Beatrix Potter's diary became more difficult to read in later entries
The children's author Beatrix Potter wrote diaries throughout her life, though as soon as she started publishing her work these entries ended. Her younger diaries were written in code.
The only surviving entries of this diary are between 1881 and 1897. Unlike other secret diaries - which held secrets that could ruin careers or cost lives - this diary was personal, expressing feelings that she wished to hide.
It is commonly believed that the code was to save it from being read by her mother, with whom she did not have a good relationship.
But Emma Laws, the Frederick Warne curator of children's literature at the Victoria and Albert Museum, thinks differently.
Potter altered letters to make her code - courtesy of the Warne Archive
"A lot of things in the diary would not be seen as right for a Victorian girl to mention. It contained much bitterness and disappointment," she says.
Ms Laws admits however, that no-one can ever be quite sure. "It could also be her imagination. There is sense of creativity devising a code."
The code was cracked by Leslie Linder, a lifelong collector of Beatrix Potter artefacts. The documents were not found until the middle of the 1950s, and the mystery was not solved until 20 years after Beatrix's death: on Easter Monday 1958.
Tuesday 17 November, 1890
"I remember I used to half believe and wholly play with fairies when I was a child. What heaven can be more real than to retain the spirit-world of childhood, tempered and balanced by knowledge and common-sense, to fear no longer the terror that flieth by night, yet to feel truly and understand a little, a very little of the story of life."
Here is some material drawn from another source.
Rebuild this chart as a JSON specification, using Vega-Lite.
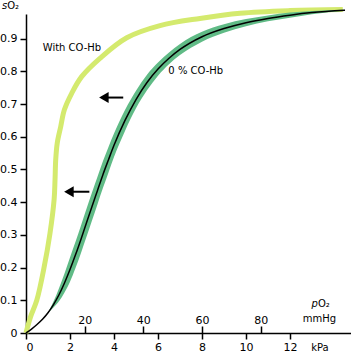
{
  "$schema": "https://vega.github.io/schema/vega-lite/v6.json",
  "width": 325,
  "height": 319,
  "autosize": {"type": "none"},
  "padding": {"left": 26, "top": 14, "right": 0, "bottom": 22},
  "background": "white",
  "config": {
    "view": {"stroke": null},
    "font": "DejaVu Sans",
    "axis": {
      "grid": false,
      "domainColor": "black",
      "domainWidth": 1.5,
      "tickColor": "black",
      "tickWidth": 1.5,
      "tickSize": 6,
      "labelColor": "black",
      "labelFont": "DejaVu Sans",
      "labelFontSize": 11,
      "title": null
    }
  },
  "datasets": {
    "normal": [
      {"P": 0, "s": 0}, {"P": 0.25, "s": 0.012}, {"P": 0.5, "s": 0.026}, {"P": 0.75, "s": 0.042},
      {"P": 1.0, "s": 0.062}, {"P": 1.25, "s": 0.087}, {"P": 1.5, "s": 0.117}, {"P": 1.75, "s": 0.153},
      {"P": 2.0, "s": 0.194}, {"P": 2.25, "s": 0.239}, {"P": 2.5, "s": 0.287}, {"P": 2.75, "s": 0.337},
      {"P": 3.0, "s": 0.387}, {"P": 3.25, "s": 0.436}, {"P": 3.5, "s": 0.485}, {"P": 3.75, "s": 0.53},
      {"P": 4.0, "s": 0.574}, {"P": 4.5, "s": 0.65}, {"P": 5.0, "s": 0.714}, {"P": 5.5, "s": 0.766},
      {"P": 6.0, "s": 0.807}, {"P": 6.5, "s": 0.84}, {"P": 7.0, "s": 0.867}, {"P": 8.0, "s": 0.906},
      {"P": 9.0, "s": 0.931}, {"P": 10, "s": 0.949}, {"P": 11, "s": 0.962}, {"P": 12, "s": 0.972},
      {"P": 13, "s": 0.98}, {"P": 14.5, "s": 0.987}
    ],
    "band": [
      {"P": 1.0, "lo": 0.062, "hi": 0.062}, {"P": 1.25, "lo": 0.078, "hi": 0.096},
      {"P": 1.5, "lo": 0.097, "hi": 0.137}, {"P": 1.75, "lo": 0.124, "hi": 0.182},
      {"P": 2.0, "lo": 0.157, "hi": 0.231}, {"P": 2.25, "lo": 0.199, "hi": 0.279},
      {"P": 2.5, "lo": 0.245, "hi": 0.329}, {"P": 2.75, "lo": 0.294, "hi": 0.38},
      {"P": 3.0, "lo": 0.344, "hi": 0.43}, {"P": 3.25, "lo": 0.394, "hi": 0.478},
      {"P": 3.5, "lo": 0.444, "hi": 0.526}, {"P": 3.75, "lo": 0.491, "hi": 0.569},
      {"P": 4.0, "lo": 0.538, "hi": 0.61}, {"P": 4.5, "lo": 0.618, "hi": 0.682},
      {"P": 5.0, "lo": 0.687, "hi": 0.741}, {"P": 5.5, "lo": 0.742, "hi": 0.79},
      {"P": 6.0, "lo": 0.787, "hi": 0.827}, {"P": 6.5, "lo": 0.822, "hi": 0.858},
      {"P": 7.0, "lo": 0.85, "hi": 0.884}, {"P": 8.0, "lo": 0.891, "hi": 0.921},
      {"P": 9.0, "lo": 0.918, "hi": 0.944}, {"P": 10, "lo": 0.938, "hi": 0.96},
      {"P": 11, "lo": 0.953, "hi": 0.971}, {"P": 12, "lo": 0.964, "hi": 0.98},
      {"P": 13, "lo": 0.975, "hi": 0.985}, {"P": 14.5, "lo": 0.9855, "hi": 0.9885}
    ],
    "coHb": [
      {"P": 0, "s": 0}, {"P": 0.21, "s": 0.05}, {"P": 0.49, "s": 0.1}, {"P": 0.82, "s": 0.2},
      {"P": 1.09, "s": 0.305}, {"P": 1.28, "s": 0.41}, {"P": 1.32, "s": 0.47}, {"P": 1.35, "s": 0.529},
      {"P": 1.42, "s": 0.581}, {"P": 1.577, "s": 0.631}, {"P": 1.741, "s": 0.682}, {"P": 2.077, "s": 0.733},
      {"P": 2.53, "s": 0.784}, {"P": 3.36, "s": 0.84}, {"P": 4.58, "s": 0.903}, {"P": 6.09, "s": 0.94},
      {"P": 7.91, "s": 0.962}, {"P": 9.73, "s": 0.978}, {"P": 12, "s": 0.986}, {"P": 14.4, "s": 0.989}
    ]
  },
  "layer": [
    {
      "data": {"name": "coHb"},
      "mark": {"type": "line", "color": "#d4ea6e", "strokeWidth": 5, "interpolate": "catmull-rom"},
      "encoding": {
        "x": {"field": "P", "type": "quantitative", "scale": {"domain": [0, 14.773], "nice": false, "zero": false},
          "axis": {"values": [0, 2, 4, 6, 8, 10, 12], "labelPadding": 2}},
        "y": {"field": "s", "type": "quantitative", "scale": {"domain": [0, 0.9755], "nice": false},
          "axis": {"values": [0, 0.1, 0.2, 0.3, 0.4, 0.5, 0.6, 0.7, 0.8, 0.9], "labelExpr": "datum.value == 0 ? '0' : format(datum.value, '.1f')", "labelPadding": 3}}
      }
    },
    {
      "data": {"name": "band"},
      "mark": {"type": "area", "color": "#60bb86", "interpolate": "monotone"},
      "encoding": {
        "x": {"field": "P", "type": "quantitative", "scale": {"domain": [0, 14.773], "nice": false, "zero": false}, "axis": null},
        "y": {"field": "lo", "type": "quantitative", "scale": {"domain": [0, 0.9755], "nice": false}, "axis": null},
        "y2": {"field": "hi"}
      }
    },
    {
      "data": {"name": "normal"},
      "mark": {"type": "line", "color": "black", "strokeWidth": 1.5, "interpolate": "monotone"},
      "encoding": {
        "x": {"field": "P", "type": "quantitative", "scale": {"domain": [0, 14.773], "nice": false, "zero": false},
          "axis": {"orient": "top", "offset": -319, "domain": false, "tickSize": 7, "labelPadding": 1,
            "values": [2.6664, 5.3329, 7.9993, 10.6658], "labelExpr": "format(datum.value * 7.50062, '.0f')"}},
        "y": {"field": "s", "type": "quantitative", "scale": {"domain": [0, 0.9755], "nice": false}, "axis": null}
      }
    },
    {
      "data": {"values": [{"x": 3.54, "x2": 4.42, "y": 0.72}, {"x": 1.95, "x2": 2.88, "y": 0.432}]},
      "mark": {"type": "rule", "color": "black", "strokeWidth": 2},
      "encoding": {
        "x": {"field": "x", "type": "quantitative", "scale": {"domain": [0, 14.773], "nice": false, "zero": false}, "axis": null},
        "x2": {"field": "x2"},
        "y": {"field": "y", "type": "quantitative", "scale": {"domain": [0, 0.9755], "nice": false}, "axis": null}
      }
    },
    {
      "data": {"values": [{"x": 3.54, "y": 0.72}, {"x": 1.95, "y": 0.432}]},
      "mark": {"type": "point", "shape": "triangle-left", "filled": true, "color": "black", "opacity": 1, "size": 121},
      "encoding": {
        "x": {"field": "x", "type": "quantitative", "scale": {"domain": [0, 14.773], "nice": false, "zero": false}, "axis": null},
        "y": {"field": "y", "type": "quantitative", "scale": {"domain": [0, 0.9755], "nice": false}, "axis": null}
      }
    },
    {
      "data": {"values": [{"x": 0.76, "y": 0.871, "t": "With CO-Hb"}, {"x": 6.47, "y": 0.802, "t": "0 % CO-Hb"}, {"x": 13.27, "y": 0.089, "t": "O₂"}, {"x": -0.855, "y": 1.0, "t": "O₂"}]},
      "mark": {"type": "text", "align": "left", "baseline": "middle", "fontSize": 10, "font": "DejaVu Sans", "color": "black"},
      "encoding": {
        "x": {"field": "x", "type": "quantitative", "scale": {"domain": [0, 14.773], "nice": false, "zero": false}, "axis": null},
        "y": {"field": "y", "type": "quantitative", "scale": {"domain": [0, 0.9755], "nice": false}, "axis": null},
        "text": {"field": "t"}
      }
    },
    {
      "data": {"values": [{"x": 13.27, "y": 0.089, "t": "p"}, {"x": -0.855, "y": 1.0, "t": "s"}]},
      "mark": {"type": "text", "align": "right", "baseline": "middle", "fontSize": 10, "font": "DejaVu Sans", "fontStyle": "italic", "color": "black"},
      "encoding": {
        "x": {"field": "x", "type": "quantitative", "scale": {"domain": [0, 14.773], "nice": false, "zero": false}, "axis": null},
        "y": {"field": "y", "type": "quantitative", "scale": {"domain": [0, 0.9755], "nice": false}, "axis": null},
        "text": {"field": "t"}
      }
    },
    {
      "data": {"values": [{"x": 13.36, "y": -0.045, "t": "kPa"}, {"x": 13.34, "y": 0.042, "t": "mmHg"}]},
      "mark": {"type": "text", "align": "center", "baseline": "middle", "fontSize": 10, "font": "DejaVu Sans", "color": "black"},
      "encoding": {
        "x": {"field": "x", "type": "quantitative", "scale": {"domain": [0, 14.773], "nice": false, "zero": false}, "axis": null},
        "y": {"field": "y", "type": "quantitative", "scale": {"domain": [0, 0.9755], "nice": false}, "axis": null},
        "text": {"field": "t"}
      }
    }
  ],
  "resolve": {"axis": {"x": "independent", "y": "independent"}}
}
Lord Hailsham describes "indecisive, divided" cabinet ministers in his diary
Lord Hailsham, former Lord Chancellor and Conservative minister, wrote a diary towards the end of his career, detailing secrets and anecdotes of the Conservatives in the 1970s.
Lord Hailsham, when speaking in his memoir A Sparrow's Flight, condemned political diary-keeping and said that nothing of the kind would be found in his papers.
Ironically, he kept the only diary that has been found of the Conservative cabinet meetings.
It told of meetings attended while Lord Chancellor. He was frank with his opinions, assuming his code would never be broken. The parts currently translated include an account of the disagreements with the National Union of Mineworkers and the mining strike of 1972.
Most of the entries are in speedwriting, a phonetic system of abbreviation or word-contraction invented in the US in the 1920s, which he modified over the years. This made even experienced speedwriting teachers unable to read the journals reliably.
A number of the coded entries have been translated with the help of cryptanalysts at GCHQ, working in their spare time. But the Margaret Thatcher Foundation has appealed for help in translating the remainder of the diaries.
"An odd story of the 1964 election never published. Alec (then Prime Minister) was staying with John and Priscilla Tweedsmuir - who had no room for Alec's private bodyguard. He went to the nearest town (Aberdeen?) and John & Priscilla left Alec for a time alone in the house.
"Knock at the door. Door answered by PM in person. Deputation of left-wing students from Aberdeen University. Said they were going to kidnap Alec. He: 'I suppose you realise if you do the Conservatives will win the election by 200 or 300.'
"He asked and received permission to pack a few things & was given 10 mins grace. After that they were offered and accepted beer. John & Priscilla returned and the kidnap project abandoned. The bodyguard swore Alec to secrecy as his job would have been in peril."